▶ **Request**: Transcribe each line of the material as it is, and drop any picture.

▶ **Source data**:
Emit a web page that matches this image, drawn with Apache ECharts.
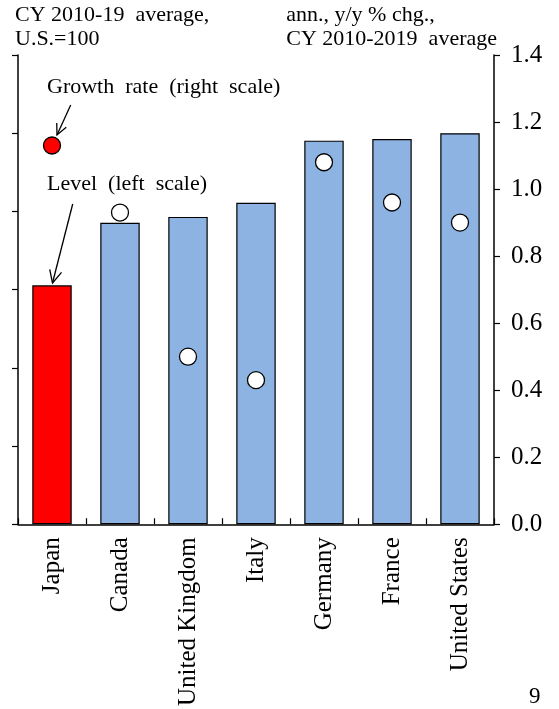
<!DOCTYPE html>
<html>
<head>
<meta charset="utf-8">
<script src="https://cdn.jsdelivr.net/npm/echarts@6/dist/echarts.min.js"></script>
<style>html,body{margin:0;padding:0;background:#fff;}#c{width:559px;height:709px;}</style>
</head>
<body>
<div id="c"></div>
<script>
const categories = ["Japan", "Canada", "United Kingdom", "Italy", "Germany", "France", "United States"];
const levelValues = [61.1, 77.1, 78.6, 82.2, 98.1, 98.5, 100];
const growthValues = [1.13, 0.93, 0.50, 0.43, 1.08, 0.96, 0.90];
const leftTicks = { min: 0, max: 120, interval: 20 };
const rightTicks = { min: 0, max: 1.4, interval: 0.2 };

const FONT = "Liberation Serif";
const RED = "#ff0000";
const BLUE = "#8db3e2";

const chart = echarts.init(document.getElementById('c'), null, { renderer: 'canvas' });

function arrow(x1, y1, x2, y2, head) {
  const a = Math.atan2(y2 - y1, x2 - x1);
  const s = 0.45;
  const p1 = [x2 - head * Math.cos(a - s), y2 - head * Math.sin(a - s)];
  const p2 = [x2 - head * Math.cos(a + s), y2 - head * Math.sin(a + s)];
  return [
    { type: 'line', shape: { x1, y1, x2, y2 }, style: { stroke: '#000', lineWidth: 1.3 } },
    { type: 'polyline', shape: { points: [p1, [x2, y2], p2] }, style: { stroke: '#000', lineWidth: 1.3, fill: null } }
  ];
}

const option = {
  animation: false,
  backgroundColor: '#fff',
  textStyle: { fontFamily: FONT, color: '#000' },
  grid: { left: 18, right: 65, top: 55, bottom: 182 },
  xAxis: {
    type: 'category',
    data: categories,
    axisLine: { lineStyle: { color: '#000', width: 1.5 } },
    axisTick: { show: true, inside: true, length: 6, lineStyle: { color: '#000', width: 1.2 } },
    axisLabel: { rotate: 90, fontFamily: FONT, fontSize: 25, color: '#000', margin: 13, interval: 0 }
  },
  yAxis: [
    {
      type: 'value', position: 'left', min: leftTicks.min, max: leftTicks.max, interval: leftTicks.interval,
      axisLine: { show: true, lineStyle: { color: '#000', width: 1.5 } },
      axisTick: { show: true, inside: false, length: 6, lineStyle: { color: '#000', width: 1.2 } },
      axisLabel: { show: false },
      splitLine: { show: false }
    },
    {
      type: 'value', position: 'right', min: rightTicks.min, max: rightTicks.max, interval: rightTicks.interval,
      axisLine: { show: true, lineStyle: { color: '#000', width: 1.5 } },
      axisTick: { show: true, inside: false, length: 6, lineStyle: { color: '#000', width: 1.2 } },
      axisLabel: { fontFamily: FONT, fontSize: 25, color: '#000', margin: 17, formatter: v => v.toFixed(1) },
      splitLine: { show: false }
    }
  ],
  series: [
    {
      type: 'bar', yAxisIndex: 0, barWidth: '58%',
      data: levelValues.map((v, i) => ({ value: v, itemStyle: { color: i === 0 ? RED : BLUE } })),
      itemStyle: { borderColor: '#000', borderWidth: 1.2 }
    },
    {
      type: 'scatter', yAxisIndex: 1, symbol: 'circle', symbolSize: 17, z: 5,
      data: growthValues.map((v, i) => ({ value: v, itemStyle: { color: i === 0 ? RED : '#fff' } })),
      itemStyle: { borderColor: '#000', borderWidth: 1.3, opacity: 1 }
    }
  ],
  graphic: [
    { type: 'text', left: 15, top: 3, style: { text: 'CY 2010-19  average,\nU.S.=100', font: '22px "Liberation Serif"', fill: '#000', lineHeight: 24 } },
    { type: 'text', right: 62, top: 3, style: { text: 'ann., y/y % chg.,\nCY 2010-2019  average', font: '22px "Liberation Serif"', fill: '#000', lineHeight: 24, align: 'right' } },
    { type: 'text', left: 47, top: 76, style: { text: 'Growth  rate  (right  scale)', font: '22px "Liberation Serif"', fill: '#000' } },
    { type: 'text', left: 47, top: 173, style: { text: 'Level  (left  scale)', font: '22px "Liberation Serif"', fill: '#000' } },
    { type: 'text', left: 529, top: 685, style: { text: '9', font: '23px "Liberation Serif"', fill: '#000' } },
    ...arrow(70.7, 105, 57, 135, 12),
    ...arrow(72.7, 204, 52.5, 283, 14)
  ]
};
chart.setOption(option);
</script>
</body>
</html>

▶ **Result for this task**:
Emit a web page that matches this image, drawn with Apache ECharts.
<!DOCTYPE html>
<html>
<head>
<meta charset="utf-8">
<script src="https://cdn.jsdelivr.net/npm/echarts@6/dist/echarts.min.js"></script>
<style>html,body{margin:0;padding:0;background:#fff;}#c{width:559px;height:709px;}</style>
</head>
<body>
<div id="c"></div>
<script>
const categories = ["Japan", "Canada", "United Kingdom", "Italy", "Germany", "France", "United States"];
const levelValues = [61.1, 77.1, 78.6, 82.2, 98.1, 98.5, 100];
const growthValues = [1.13, 0.93, 0.50, 0.43, 1.08, 0.96, 0.90];
const leftTicks = { min: 0, max: 120, interval: 20 };
const rightTicks = { min: 0, max: 1.4, interval: 0.2 };

const FONT = "Liberation Serif";
const RED = "#ff0000";
const BLUE = "#8db3e2";

const chart = echarts.init(document.getElementById('c'), null, { renderer: 'canvas' });

function arrow(x1, y1, x2, y2, head) {
  const a = Math.atan2(y2 - y1, x2 - x1);
  const s = 0.45;
  const p1 = [x2 - head * Math.cos(a - s), y2 - head * Math.sin(a - s)];
  const p2 = [x2 - head * Math.cos(a + s), y2 - head * Math.sin(a + s)];
  return [
    { type: 'line', shape: { x1, y1, x2, y2 }, style: { stroke: '#000', lineWidth: 1.3 } },
    { type: 'polyline', shape: { points: [p1, [x2, y2], p2] }, style: { stroke: '#000', lineWidth: 1.3, fill: null } }
  ];
}

const option = {
  animation: false,
  backgroundColor: '#fff',
  textStyle: { fontFamily: FONT, color: '#000' },
  grid: { left: 18, right: 65, top: 55, bottom: 182 },
  xAxis: {
    type: 'category',
    data: categories,
    axisLine: { lineStyle: { color: '#000', width: 1.5 } },
    axisTick: { show: true, inside: true, length: 6, lineStyle: { color: '#000', width: 1.2 } },
    axisLabel: { rotate: 90, fontFamily: FONT, fontSize: 25, color: '#000', margin: 13, interval: 0 }
  },
  yAxis: [
    {
      type: 'value', position: 'left', min: leftTicks.min, max: leftTicks.max, interval: leftTicks.interval,
      axisLine: { show: true, lineStyle: { color: '#000', width: 1.5 } },
      axisTick: { show: true, inside: false, length: 6, lineStyle: { color: '#000', width: 1.2 } },
      axisLabel: { show: false },
      splitLine: { show: false }
    },
    {
      type: 'value', position: 'right', min: rightTicks.min, max: rightTicks.max, interval: rightTicks.interval,
      axisLine: { show: true, lineStyle: { color: '#000', width: 1.5 } },
      axisTick: { show: true, inside: false, length: 6, lineStyle: { color: '#000', width: 1.2 } },
      axisLabel: { fontFamily: FONT, fontSize: 25, color: '#000', margin: 17, formatter: v => v.toFixed(1) },
      splitLine: { show: false }
    }
  ],
  series: [
    {
      type: 'bar', yAxisIndex: 0, barWidth: '58%',
      data: levelValues.map((v, i) => ({ value: v, itemStyle: { color: i === 0 ? RED : BLUE } })),
      itemStyle: { borderColor: '#000', borderWidth: 1.2 }
    },
    {
      type: 'scatter', yAxisIndex: 1, symbol: 'circle', symbolSize: 17, z: 5,
      data: growthValues.map((v, i) => ({ value: v, itemStyle: { color: i === 0 ? RED : '#fff' } })),
      itemStyle: { borderColor: '#000', borderWidth: 1.3, opacity: 1 }
    }
  ],
  graphic: [
    { type: 'text', left: 15, top: 3, style: { text: 'CY 2010-19  average,\nU.S.=100', font: '22px "Liberation Serif"', fill: '#000', lineHeight: 24 } },
    { type: 'text', right: 62, top: 3, style: { text: 'ann., y/y % chg.,\nCY 2010-2019  average', font: '22px "Liberation Serif"', fill: '#000', lineHeight: 24, align: 'right' } },
    { type: 'text', left: 47, top: 76, style: { text: 'Growth  rate  (right  scale)', font: '22px "Liberation Serif"', fill: '#000' } },
    { type: 'text', left: 47, top: 173, style: { text: 'Level  (left  scale)', font: '22px "Liberation Serif"', fill: '#000' } },
    { type: 'text', left: 529, top: 685, style: { text: '9', font: '23px "Liberation Serif"', fill: '#000' } },
    ...arrow(70.7, 105, 57, 135, 12),
    ...arrow(72.7, 204, 52.5, 283, 14)
  ]
};
chart.setOption(option);
</script>
</body>
</html>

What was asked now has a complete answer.